While Kevin O’Leary of the Lang and O’Leary Exchange may always grumble about Canada’s corporate tax rate being too high, we’re actually ranked among the best in tax stability. Canada’s tax system was ranked an impressive eighth in the world, according to an annual study by PricewaterhouseCoopers and the World Bank. In fact, we ranked ahead of southern neighbours, the United States and Mexico, and fellow G8 countries, the U.K., France, and Germany.
However, while we may be doing well on the tax stability front, Canada has a way to go when it comes to tax structure. The Canadian tax structure is considered subpar; it’s outdated and vulnerable to multinationals who use tax loopholes to their advantage, according to the OECD (Organization for Economic Co-operation and Development).
The Good: Tax Stability
Canada is open for business – that’s the clear message we’re sending to foreign firms considering setting up shop in the Great White North. Not only do we offer stability with our corporate tax policies, our tax competitiveness and business-friendly environment make us one of the most sought-after destinations to expand or start up a business. Not to mention we’re a stone’s throw away from the U.S. – over 90 per cent of Canadians live within 100 miles of the U.S. border, making us a desirable locale for corporations eying a U.S. expansion.
The federal government has undertaken a number of measures to make Canada the go-to place to foreign expansion. The Conservatives have slashed corporate taxes from 22 per cent to 15 per cent in six years ago. The Harper government recently announced plans to freeze employer employment insurance rates until 2016. In times of economic uncertainty when businesses are looking to de-risk and cut costs, measures like these help make Canada appear favourable on the world stage.
The Bad: Tax Structure
Big multinational firms like Apple and Google have been in the spotlight recently for not paying their fair share of taxes. While our tax structure is relatively stable, we could be doing a better job of exchanging tax information to catch firms taking advantage of tax loopholes. There is a fine line between tax evasion and tax avoidance – these “grey areas” can leave corporations open to financial and legal risks.
So what’s the solution? According to the OECD, the Canadian government should continue to pursue tax treaties with our biggest trading partners, which will better enable us to catch corporations looking to shift corporate profits offshore. Similar to our copyright laws which seem to be trapped in the Stone Age, corporate tax structure needs to evolve with the times. No longer is business confined by borders – with the globalization of business and the emergence of e-commerce, it’s harder than ever to track multinational profits worldwide. We need to do a better job of tracking businesses who try to move profits to the lowest taxes jurisdiction.
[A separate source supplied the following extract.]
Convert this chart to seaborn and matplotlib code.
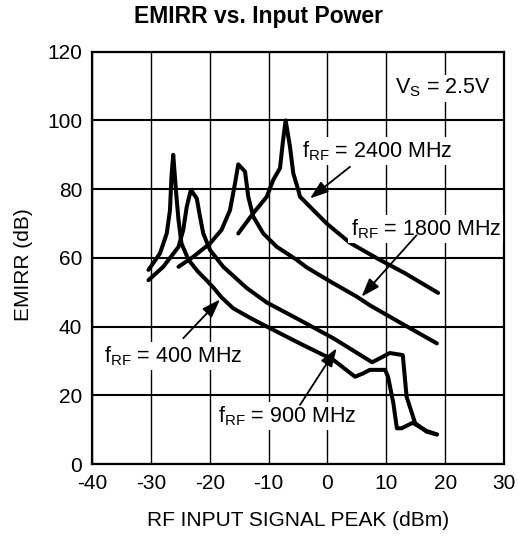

Corporate Taxes Benefit All Canadians
With the federal government predicting a balanced budget by 2015, modernizing our tax structure will help us balance the books that much sooner. From job creation to economic growth and prosperity, corporations play a critical role in the Canadian economy. Our telecommunications sector has failed to attract foreign investment due to unstable government policy. By offering tax policies and structure that is fair and predictable, Canada should continue to rank among the elite for foreign expansion by big business for the years to come.